Pitfall 3: Treating SDKs as an Afterthought

If you provide client SDKs, they are a primary versioning vehicle. You can bundle multiple API version compatibilities into a single SDK version, using client-side logic to choose the right API version based on the user's environment or config. This abstracts complexity away from the end-developer. However, it also means your SDK release cycles become critical path items for API evolution. Plan them accordingly.

Addressing these questions and pitfalls proactively will smooth your API evolution journey, turning potential conflicts into collaborative planning sessions with your consumer community.

Synthesis and Strategic Takeaways

Evolving complex API schemas without breaking client applications is a multifaceted discipline that blends technical architecture with product and communication strategy. It requires moving beyond the simplistic question of "where to put the version number" to a holistic view of the API lifecycle. The most effective strategies are those that provide clarity and control to both the provider and the consumer. They embrace the fact that change is constant and design processes to make it safe and predictable. This involves selecting versioning mechanisms appropriate to your API's scope and audience, mastering the patterns of backward-compatible schema evolution, and implementing a phased, observable deployment process.

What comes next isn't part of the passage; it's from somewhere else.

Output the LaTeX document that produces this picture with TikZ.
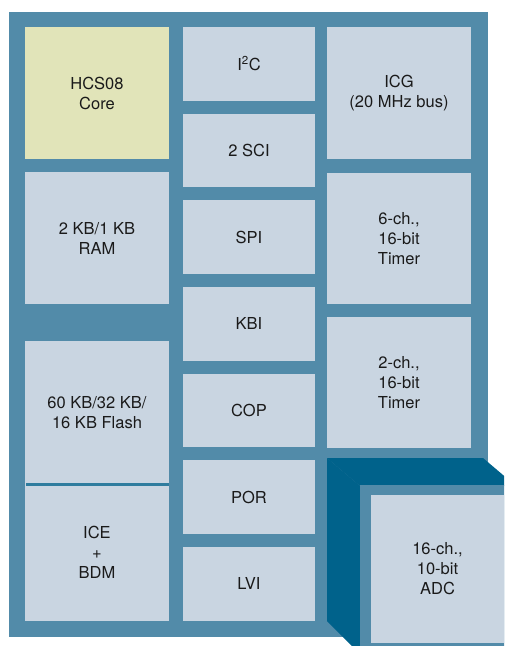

The core takeaway is that non-breaking versioning is an investment in the long-term health and utility of your API platform. It reduces friction for consumers, allowing them to innovate on their own schedules, which in turn increases adoption and stickiness. For the provider, it reduces firefighting and emergency patches caused by unintended breakage. While it introduces upfront complexity in the form of transformation logic, parallel code paths, and more sophisticated monitoring, this complexity is a trade-off for operational stability and developer goodwill. Start by assessing the coupling points in your current schema, establish a clear deprecation policy, and begin practicing additive changes. Remember, the goal is not to avoid change, but to master its delivery.